Celia Herrera Rodríguez (Xicana/O’dami) is a painter, performance and installation artist whose work reflects a full generation of dialogue with Chicano, Native American, Pre-Columbian, and Mexican thought.
Originally from Sacramento, Herrera received her B.A. in Art & Ethnic Studies from CSU-Sacramento and a M.F.A. in Painting from the University of Illinois, Urbana-Champaign. In 1987, she went on to study Art History, Theory and Criticism at the Art Institute of Chicago. In her five-year tenure in Chicago, she exhibited extensively and became involved in installation and performance art. In the mid-1990s she returned to California, where she made Oakland her home. She is a Senior Adjunct Professor in Diversity Studies at California College of the Arts, where she has taught Chicana/o and Mexican Modernist Art since 2005. She also teaches MeXicana/o Art History and Practice in the Chicano Studies Program at UC-Berkeley, since 2000. She has held appointments at Stanford University, UC Santa Cruz, and the School of the Art Institute of Chicago.

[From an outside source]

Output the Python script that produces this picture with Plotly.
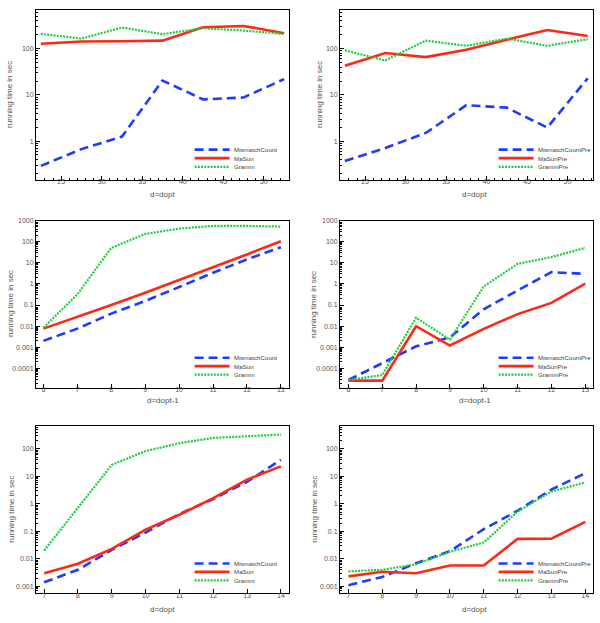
import plotly.graph_objects as go
from plotly.subplots import make_subplots

# ---------------- data ----------------
x_top = [22.5, 27.5, 32.5, 37.5, 42.5, 47.5, 52.5]
x_mid = [6, 7, 8, 9, 10, 11, 12, 13]
x_bot = [7, 8, 9, 10, 11, 12, 13, 14]

# panel 1 (top-left)
p1_mismatch = [0.29, 0.67, 1.25, 20.5, 8.0, 8.8, 22]
p1_masun = [128, 144, 145, 150, 293, 312, 217]
p1_gramm = [210, 166, 288, 207, 278, 247, 210]

# panel 2 (top-right)
p2_mismatch = [0.37, 0.71, 1.5, 6.0, 5.3, 1.96, 23]
p2_masun = [43, 81, 66, 95, 157, 255, 188]
p2_gramm = [92, 56, 150, 116, 166, 116, 161]

# panel 3 (middle-left)
p3_mismatch = [0.002, 0.0076, 0.039, 0.155, 0.71, 3.4, 14.5, 55]
p3_masun = [0.0076, 0.027, 0.1, 0.38, 1.5, 6.3, 25, 105]
p3_gramm = [0.0085, 0.32, 51, 234, 420, 560, 560, 520]

# panel 4 (middle-right)
p4_mismatch = [2.8e-5, 1.8e-4, 0.0011, 0.0029, 0.063, 0.49, 3.6, 3.0]
p4_masun = [2.6e-5, 2.6e-5, 0.0099, 0.0012, 0.0074, 0.037, 0.126, 1.02]
p4_gramm = [2.8e-5, 4.8e-5, 0.025, 0.0023, 0.76, 8.9, 18.7, 51]

# panel 5 (bottom-left)
p5_mismatch = [0.0014, 0.004, 0.021, 0.09, 0.43, 1.5, 6.3, 40]
p5_masun = [0.003, 0.0066, 0.023, 0.115, 0.4, 1.6, 7.6, 23]
p5_gramm = [0.02, 0.7, 26, 83, 160, 250, 285, 330]

# panel 6 (bottom-right)
p6_mismatch = [0.0011, 0.0022, 0.0069, 0.019, 0.12, 0.56, 3.3, 13]
p6_masun = [0.0023, 0.0034, 0.003, 0.0057, 0.0057, 0.053, 0.054, 0.22]
p6_gramm = [0.0035, 0.004, 0.0063, 0.018, 0.039, 0.52, 2.8, 6.0]

names_left = ["MismatchCount", "MaSun", "Gramm"]
names_right = ["MismatchCountPre", "MaSunPre", "GrammPre"]

xtitles = ["d=dopt", "d=dopt", "d=dopt-1", "d=dopt-1", "d=dopt", "d=dopt"]
ytitle = "running time in sec"

ytick_vals = [0.0001, 0.001, 0.01, 0.1, 1, 10, 100, 1000]
ytick_text = ["0.0001", "0.001", "0.01", "0.1", "1", "10", "100", "1000"]
xtick_top = [25, 30, 35, 40, 45, 50]

# ---------------- styling ----------------
W, H = 600, 623
BLUE = "rgb(30,60,255)"
RED = "rgb(255,40,20)"
GREEN = "rgb(30,205,60)"
styles = [
    dict(color=BLUE, width=2.6, dash="9px,5px"),
    dict(color=RED, width=2.6, dash="solid"),
    dict(color=GREEN, width=2.2, dash="2px,1.2px"),
]
FONT = "Arial, Liberation Sans, Helvetica, sans-serif"
TICKCOL = "#555555"

panels = [
    (x_top, [p1_mismatch, p1_masun, p1_gramm], names_left),
    (x_top, [p2_mismatch, p2_masun, p2_gramm], names_right),
    (x_mid, [p3_mismatch, p3_masun, p3_gramm], names_left),
    (x_mid, [p4_mismatch, p4_masun, p4_gramm], names_right),
    (x_bot, [p5_mismatch, p5_masun, p5_gramm], names_left),
    (x_bot, [p6_mismatch, p6_masun, p6_gramm], names_right),
]

# pixel boxes (left, right, top, bottom)
cols_px = [(36, 289), (340, 593)]
rows_px = [(6, 177), (218, 386), (425, 593)]
xranges = [[21.9, 53.1], [21.9, 53.15], [5.78, 13.24], [5.75, 13.23], [6.76, 14.24], [6.75, 14.23]]
yranges = [[-0.84, 2.84], [-0.84, 2.84], [-4.91, 3.0], [-4.91, 3.0], [-3.25, 2.82], [-3.25, 2.82]]

minor_vals = [m * 10 ** e for e in range(-6, 4) for m in range(2, 10)]

fig = make_subplots(rows=3, cols=2)

annotations = []
shapes = []
for i, (xs, series, names) in enumerate(panels):
    r, c = i // 2, i % 2
    for s, (ys, nm) in enumerate(zip(series, names)):
        fig.add_trace(go.Scatter(x=xs, y=ys, mode="lines", name=nm, showlegend=False,
                                 line=styles[s]), row=r + 1, col=c + 1)
    sfx = "" if i == 0 else str(i + 1)
    l, rr = cols_px[c]
    t, b = rows_px[r]
    xd = [l / W, rr / W]
    yd = [1 - b / H, 1 - t / H]
    if r == 0:
        xt = dict(tickvals=xtick_top, minor=dict(ticks="inside", ticklen=2, dtick=1, tick0=0,
                                                   tickcolor="black"))
    else:
        xt = dict(tickvals=xs)
    fig.layout["xaxis" + sfx].update(
        domain=xd, range=xranges[i], showline=True, linecolor="black", linewidth=1,
        mirror=True, ticks="inside", ticklen=4, tickcolor="black", showgrid=False,
        zeroline=False, ticklabelstandoff=-5,
        tickfont=dict(family=FONT, size=7, color=TICKCOL), **xt)
    fig.layout["yaxis" + sfx].update(
        domain=yd, type="log", range=yranges[i], showline=True, linecolor="black",
        linewidth=1, mirror=True, ticks="inside", ticklen=4, tickcolor="black",
        showgrid=False, zeroline=False, tickvals=ytick_vals, ticktext=ytick_text,
        tickfont=dict(family=FONT, size=7, color=TICKCOL),
        minor=dict(ticks="inside", ticklen=2, tickcolor="black", tickvals=minor_vals))
    # axis titles
    ytx = [10, 320, 10, 313, 12, 315][i]
    annotations.append(dict(text=ytitle, xref="paper", yref="paper", x=ytx / W,
                            y=1 - ((t + b) / 2) / H, textangle=-90, showarrow=False,
                            xanchor="center", yanchor="middle",
                            font=dict(family=FONT, size=8, color=TICKCOL)))
    xty = [192, 192, 399, 399, 609, 609][i]
    annotations.append(dict(text=xtitles[i], xref="paper", yref="paper",
                            x=((l + rr) / 2 + (0 if c == 0 else 8)) / W, y=1 - xty / H,
                            showarrow=False, xanchor="center", yanchor="middle",
                            font=dict(family=FONT, size=8, color=TICKCOL)))
    # legend (drawn inside lower right of each panel)
    xref = "x" + sfx + " domain"
    yref = "y" + sfx + " domain"
    for s, nm in enumerate(names):
        yy = [0.178, 0.128, 0.077][s]
        shapes.append(dict(type="line", xref=xref, yref=yref, x0=0.627, x1=0.765,
                           y0=yy, y1=yy, line=styles[s]))
        annotations.append(dict(text=nm, xref=xref, yref=yref, x=0.775, y=yy,
                                showarrow=False, xanchor="left", yanchor="middle",
                                font=dict(family=FONT, size=6.2, color="#444444")))

fig.update_layout(width=W, height=H, margin=dict(l=0, r=0, t=0, b=0),
                  plot_bgcolor="rgba(0,0,0,0)", paper_bgcolor="white",
                  annotations=annotations, shapes=shapes, showlegend=False)
fig.write_html("out.html", config={"displayModeBar": False},
               post_script="document.body.style.margin='0';"
                           "document.body.style.overflow='hidden';"
                           "document.documentElement.style.overflow='hidden';")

Her paintings, drawings and installation work have been exhibited nationally, including: The Triton Museum, Santa Clara; Glass Curtain Gallery at Columbia College of Chicago; CN Gorman Museum, UC-Davis; The DeSaisset Museum at Santa Clara University; The Institute of American Indian Art Museum in Santa Fe; The Oakland Museum of California; Tufts University Gallery (Medford, MA); The Mexican Museum of San Francisco; C.A.G.E. Gallery (Cincinnati); and, Name Gallery (Chicago).

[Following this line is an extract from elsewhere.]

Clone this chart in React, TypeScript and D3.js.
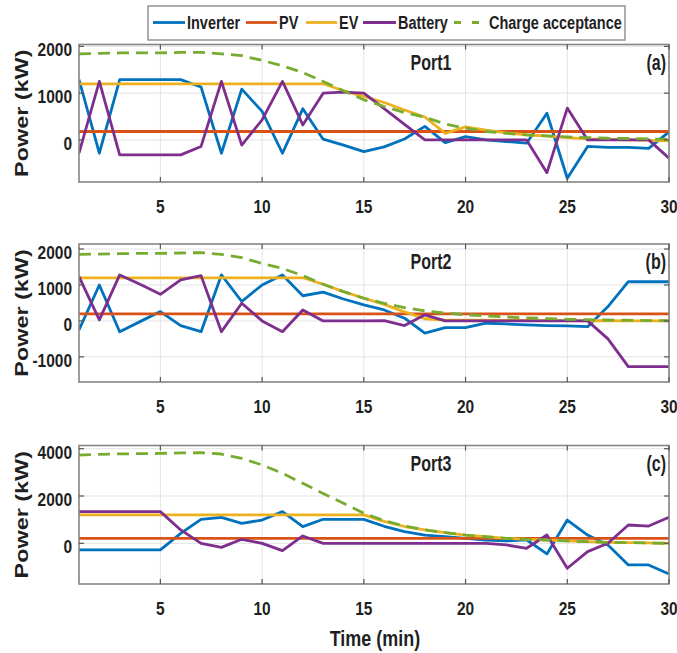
import React from 'react';
import * as d3 from 'd3';

// time axis (min)
const time = [1, 2, 3, 4, 5, 6, 7, 8, 9, 10, 11, 12, 13, 14, 15, 16, 17, 18, 19, 20, 21, 22, 23, 24, 25, 26, 27, 28, 29, 30];
const xTicks = [5, 10, 15, 20, 25, 30];

const seriesNames = ['Inverter', 'PV', 'EV', 'Battery', 'Charge acceptance'];
const seriesColors = ['#0072BD', '#D95319', '#EDB120', '#7E2F8E', '#77AC30'];

// Port1
const inv1 = [1290, -285, 1290, 1290, 1290, 1290, 1130, -285, 1085, 610, -285, 665, 15, -110, -250, -150, 20, 290, -57, 70, 0, -35, -70, 570, -820, -140, -160, -160, -180, 170];
const pv1 = [180, 180, 180, 180, 180, 180, 180, 180, 180, 180, 180, 180, 180, 180, 180, 180, 180, 180, 180, 180, 180, 180, 180, 180, 180, 180, 180, 180, 180, 180];
const ev1 = [1200, 1200, 1200, 1200, 1200, 1200, 1200, 1200, 1200, 1200, 1200, 1200, 1200, 1050, 930, 800, 640, 490, 140, 280, 210, 150, 110, 80, 50, 20, 10, 0, -10, -20];
const bat1 = [-285, 1250, -320, -320, -320, -320, -140, 1250, -110, 430, 1250, 320, 1000, 1020, 1000, 670, 330, 0, 0, 0, 0, 0, 0, -700, 680, 0, 0, 0, 0, -390];
const ca1 = [1840, 1850, 1860, 1860, 1860, 1870, 1870, 1840, 1800, 1700, 1585, 1440, 1250, 1050, 857, 715, 585, 485, 340, 250, 180, 140, 107, 85, 65, 50, 35, 30, 20, 15];

// Port2
const inv2 = [-250, 1000, -300, -20, 260, -130, -300, 1280, 540, 1000, 1280, 700, 800, 610, 445, 305, 75, -340, -185, -185, -65, -85, -110, -130, -140, -160, 400, 1090, 1090, 1090];
const pv2 = [195, 195, 195, 195, 195, 195, 195, 195, 195, 195, 195, 195, 195, 195, 195, 195, 195, 195, 195, 195, 195, 195, 195, 195, 195, 195, 195, 195, 195, 195];
const ev2 = [1200, 1200, 1200, 1200, 1200, 1200, 1200, 1200, 1200, 1200, 1200, 1200, 1020, 815, 630, 460, 250, 60, 20, 20, 20, 15, 15, 10, 10, 5, 5, 0, 0, 0];
const bat2 = [1230, 30, 1280, 1020, 740, 1140, 1260, -300, 490, 0, -300, 305, 0, 0, 0, 10, -130, 170, 0, 0, 0, 0, 0, 0, 0, 0, -500, -1270, -1270, -1270];
const ca2 = [1850, 1860, 1870, 1880, 1880, 1890, 1900, 1850, 1760, 1600, 1460, 1260, 1020, 815, 630, 490, 370, 280, 220, 170, 140, 110, 85, 65, 45, 35, 25, 20, 10, 5];

// Port3
const inv3 = [-280, -280, -280, -280, -280, 420, 1015, 1100, 845, 985, 1340, 705, 1015, 1015, 1015, 720, 490, 350, 280, 210, 140, 100, 150, -450, 985, 350, -70, -915, -915, -1300];
const pv3 = [210, 210, 210, 210, 210, 210, 210, 210, 210, 210, 210, 210, 210, 210, 210, 210, 210, 210, 210, 210, 210, 210, 210, 210, 210, 210, 210, 210, 210, 210];
const ev3 = [1200, 1200, 1200, 1200, 1200, 1200, 1200, 1200, 1200, 1200, 1200, 1200, 1200, 1200, 1200, 930, 710, 565, 450, 350, 280, 210, 170, 140, 100, 70, 40, 30, 15, 0];
const bat3 = [1340, 1340, 1340, 1340, 1340, 565, 0, -170, 170, 0, -310, 310, 0, 0, 0, 0, 0, 0, 0, 0, 0, -70, -210, 350, -1055, -350, 0, 775, 730, 1100];
const ca3 = [3730, 3760, 3780, 3790, 3800, 3820, 3830, 3775, 3590, 3310, 2960, 2535, 2110, 1690, 1270, 960, 730, 565, 450, 350, 280, 210, 170, 140, 100, 70, 40, 30, 15, 0];

const panels = [
    { id: 'p1', title: 'Port1', tag: '(a)', top: 44.5, bottom: 182, yDomain: [-900, 2040], yTicks: [0, 1000, 2000], series: [inv1, pv1, ev1, bat1, ca1] },
    { id: 'p2', title: 'Port2', tag: '(b)', top: 244, bottom: 382, yDomain: [-1700, 2140], yTicks: [-1000, 0, 1000, 2000], series: [inv2, pv2, ev2, bat2, ca2] },
    { id: 'p3', title: 'Port3', tag: '(c)', top: 445.5, bottom: 584, yDomain: [-1720, 4135], yTicks: [0, 2000, 4000], series: [inv3, pv3, ev3, bat3, ca3] },
];

const LEFT = 79;
const RIGHT = 669;
const FONT = '"Liberation Sans", Arial, sans-serif';
const INK = '#1f1f1f';

// text squeezed to look like the vertically stretched original
function Txt({ x, y, size, sy = 1.2, anchor = 'start', children }) {
    return (
        <text
            transform={`translate(${x},${y}) scale(1,${sy})`}
            fontFamily={FONT}
            fontWeight="bold"
            fontSize={size}
            fill={INK}
            textAnchor={anchor}
        >
            {children}
        </text>
    );
}

function Panel({ p }) {
    const x = d3.scaleLinear().domain([1, 30]).range([LEFT, RIGHT]);
    const y = d3.scaleLinear().domain(p.yDomain).range([p.bottom, p.top]);
    const line = d3.line<number>()
        .x((d, i) => x(time[i]))
        .y(d => y(d));

    return (
        <g>
            <defs>
                <clipPath id={`clip-${p.id}`}>
                    <rect x={LEFT} y={p.top} width={RIGHT - LEFT} height={p.bottom - p.top} />
                </clipPath>
            </defs>
            <rect x={LEFT} y={p.top} width={RIGHT - LEFT} height={p.bottom - p.top} fill="#fff" />
            {/* grid */}
            {xTicks.map(t => (
                <line key={`gx${t}`} x1={x(t)} x2={x(t)} y1={p.top} y2={p.bottom} stroke="#e3e3e3" strokeWidth={1} />
            ))}
            {p.yTicks.map(t => (
                <line key={`gy${t}`} x1={LEFT} x2={RIGHT} y1={y(t)} y2={y(t)} stroke="#e3e3e3" strokeWidth={1} />
            ))}
            {/* series */}
            <g clipPath={`url(#clip-${p.id})`}>
                {p.series.map((s, i) => (
                    <path
                        key={i}
                        d={line(s)}
                        fill="none"
                        stroke={seriesColors[i]}
                        strokeWidth={2.8}
                        strokeDasharray={i === 4 ? '12 7' : undefined}
                        strokeLinejoin="round"
                    />
                ))}
            </g>
            {/* box + ticks */}
            <rect x={LEFT} y={p.top} width={RIGHT - LEFT} height={p.bottom - p.top} fill="none" stroke="#858585" strokeWidth={1.6} />
            {xTicks.map(t => (
                <g key={`tx${t}`}>
                    <line x1={x(t)} x2={x(t)} y1={p.bottom} y2={p.bottom - 5} stroke="#555" strokeWidth={1.2} />
                    <line x1={x(t)} x2={x(t)} y1={p.top} y2={p.top + 5} stroke="#555" strokeWidth={1.2} />
                    <Txt x={x(t)} y={p.bottom + 31} size={15.5} sy={1.22} anchor="middle">{t}</Txt>
                </g>
            ))}
            {p.yTicks.map(t => (
                <g key={`ty${t}`}>
                    <line x1={LEFT} x2={LEFT + 5} y1={y(t)} y2={y(t)} stroke="#555" strokeWidth={1.2} />
                    <line x1={RIGHT} x2={RIGHT - 5} y1={y(t)} y2={y(t)} stroke="#555" strokeWidth={1.2} />
                    <Txt x={LEFT - 7} y={y(t) + 10} size={15.5} sy={1.2} anchor="end">{t}</Txt>
                </g>
            ))}
            <Txt x={431} y={p.top + 25} size={16} sy={1.38} anchor="middle">{p.title}</Txt>
            <Txt x={666} y={p.top + 25} size={16} sy={1.38} anchor="end">{p.tag}</Txt>
            <text
                transform={`translate(28,${(p.top + p.bottom) / 2}) rotate(-90) scale(1.3,1)`}
                fontFamily={FONT}
                fontWeight="bold"
                fontSize={18}
                fill={INK}
                textAnchor="middle"
            >
                Power (kW)
            </text>
        </g>
    );
}

const legendLines = [[153, 185], [246, 277], [306, 337], [363, 396], [454, 480]];
const legendText = [187, 279, 339, 398, 489];

function Legend() {
    const cy = 22.5;
    return (
        <g>
            <rect x={148} y={6} width={477} height={34} fill="#fff" stroke="#8a8a8a" strokeWidth={1.4} />
            {seriesNames.map((n, i) => (
                <g key={n}>
                    <line
                        x1={legendLines[i][0]}
                        x2={legendLines[i][1]}
                        y1={cy}
                        y2={cy}
                        stroke={seriesColors[i]}
                        strokeWidth={2.8}
                        strokeDasharray={i === 4 ? '7 11' : undefined}
                    />
                    <Txt x={legendText[i]} y={cy + 6.8} size={14.5} sy={1.3}>{n}</Txt>
                </g>
            ))}
        </g>
    );
}

export default function App() {
    return (
        <svg
            width={677}
            height={653}
            style={{ position: 'absolute', left: 0, top: 0, background: '#fff' }}
        >
            {panels.map(p => <Panel key={p.id} p={p} />)}
            <Legend />
            <Txt x={375} y={646} size={18} sy={1.22} anchor="middle">Time (min)</Txt>
        </svg>
    );
}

She has also shown Internationally at the University of Cork (Ireland), The Centro Cultural Santo Domingo (Oaxaca, México), the Centro Colombo Americano (Medellin, Colombia) among others. Her work is permanently housed in a number of private and public collections, including the Mexican Fine Arts Center Museum in Chicago, and the Institute of American Indian Art Museum of Santa Fe.

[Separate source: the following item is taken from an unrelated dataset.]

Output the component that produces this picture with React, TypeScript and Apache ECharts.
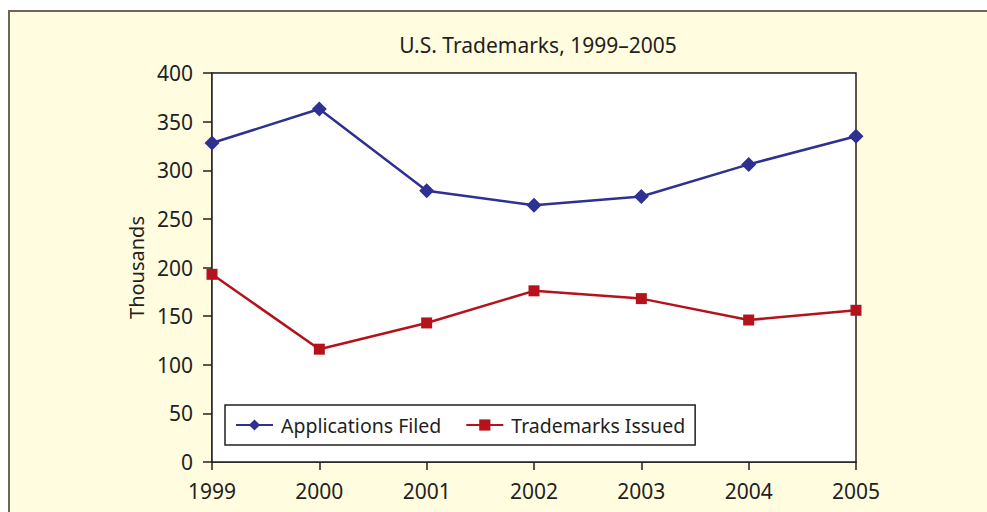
import React, { useEffect, useRef } from "react";
import * as echarts from "echarts";

const years = ["1999", "2000", "2001", "2002", "2003", "2004", "2005"];
const applicationsFiled = [328, 363, 279, 264, 273, 306, 335];
const trademarksIssued = [193, 116, 143, 176, 168, 146, 156];
const yTicks = { min: 0, max: 400, interval: 50 };

const FONT = "Noto Sans";
const TEXT = "#231f20";

export default function App() {
  const ref = useRef<HTMLDivElement>(null);
  useEffect(() => {
    if (!ref.current) return;
    const chart = echarts.init(ref.current, null, { renderer: "svg" });
    chart.setOption({
      animation: false,
      backgroundColor: "#ffffff",
      textStyle: { fontFamily: FONT, color: TEXT },
      graphic: [
        {
          type: "rect",
          z: -10,
          shape: { x: 9, y: 11, width: 1000, height: 520 },
          style: { fill: "#FFFCE0", stroke: "#6b6658", lineWidth: 2 },
        },
      ],
      title: {
        text: "U.S. Trademarks, 1999\u20132005",
        left: 533,
        textAlign: "center",
        top: 29,
        textStyle: { fontFamily: FONT, fontSize: 21, fontWeight: "normal", color: TEXT },
      },
      grid: {
        left: 212,
        right: 131,
        top: 73,
        bottom: 50,
        show: true,
        backgroundColor: "#ffffff",
        borderColor: TEXT,
        borderWidth: 1.5,
        z: 1,
      },
      legend: {
        left: 225,
        top: 405,
        padding: [10, 10, 10, 10],
        itemGap: 24,
        itemWidth: 37,
        itemHeight: 14,
        backgroundColor: "#ffffff",
        borderColor: TEXT,
        borderWidth: 1.5,
        borderRadius: 0,
        textStyle: { fontFamily: FONT, fontSize: 19.5, color: TEXT, padding: [0, 0, 0, 3] },
        data: ["Applications Filed", "Trademarks Issued"],
      },
      xAxis: {
        type: "category",
        data: years,
        boundaryGap: false,
        axisLine: { lineStyle: { color: TEXT, width: 1.5 } },
        axisTick: { show: true, length: 8, lineStyle: { color: TEXT, width: 1.5 } },
        axisLabel: { fontFamily: FONT, fontSize: 21, color: TEXT, margin: 18 },
        splitLine: { show: false },
      },
      yAxis: {
        type: "value",
        min: yTicks.min,
        max: yTicks.max,
        interval: yTicks.interval,
        name: "Thousands",
        nameLocation: "middle",
        nameGap: 64,
        nameTextStyle: { fontFamily: FONT, fontSize: 20, color: TEXT },
        axisLine: { show: true, lineStyle: { color: TEXT, width: 1.5 } },
        axisTick: { show: true, length: 9, lineStyle: { color: TEXT, width: 1.5 } },
        axisLabel: { fontFamily: FONT, fontSize: 21, color: TEXT, margin: 19 },
        splitLine: { show: true, lineStyle: { color: "#bdbdbd", width: 1.5 } },
      },
      series: [
        {
          name: "Applications Filed",
          type: "line",
          data: applicationsFiled,
          symbol: "diamond",
          symbolSize: 15,
          color: "#2E3192",
          lineStyle: { color: "#2E3192", width: 2.5 },
          itemStyle: { color: "#2E3192" },
          z: 3,
        },
        {
          name: "Trademarks Issued",
          type: "line",
          data: trademarksIssued,
          symbol: "rect",
          symbolSize: 11,
          color: "#B5121B",
          lineStyle: { color: "#B5121B", width: 2.5 },
          itemStyle: { color: "#B5121B" },
          z: 3,
        },
      ],
    });
    return () => chart.dispose();
  }, []);
  return (
    <div
      ref={ref}
      style={{ position: "fixed", left: 0, top: 0, width: 987, height: 512 }}
    />
  );
}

Since the mid-90s, Herrera has performed with many of her installations as stagings. In her performances, the cultural symbology of her paintings moves into the three-dimensional world of MeXicana and Indigenous history. In recent years, she has applied her vision as a conceptual artist to set and costume design, chiefly in collaboration with playwright, Cherrie Moraga. Herrera’s design work includes: “The Hungry Woman” (Stanford University); “La Semilla Caminante” (Intersection for the Arts, SF); “Digging Up the Dirt” (Breath of Fire Theater, Santa Ana); and “New Fire, To Put Things Right Again” (Brava Theater, SF). In 2011, a series of her line drawings were also published in Moraga’s collection of essays: “Xicana Codex of Changing Consciousness, Writing 2000- 2010,” published by Duke University Press.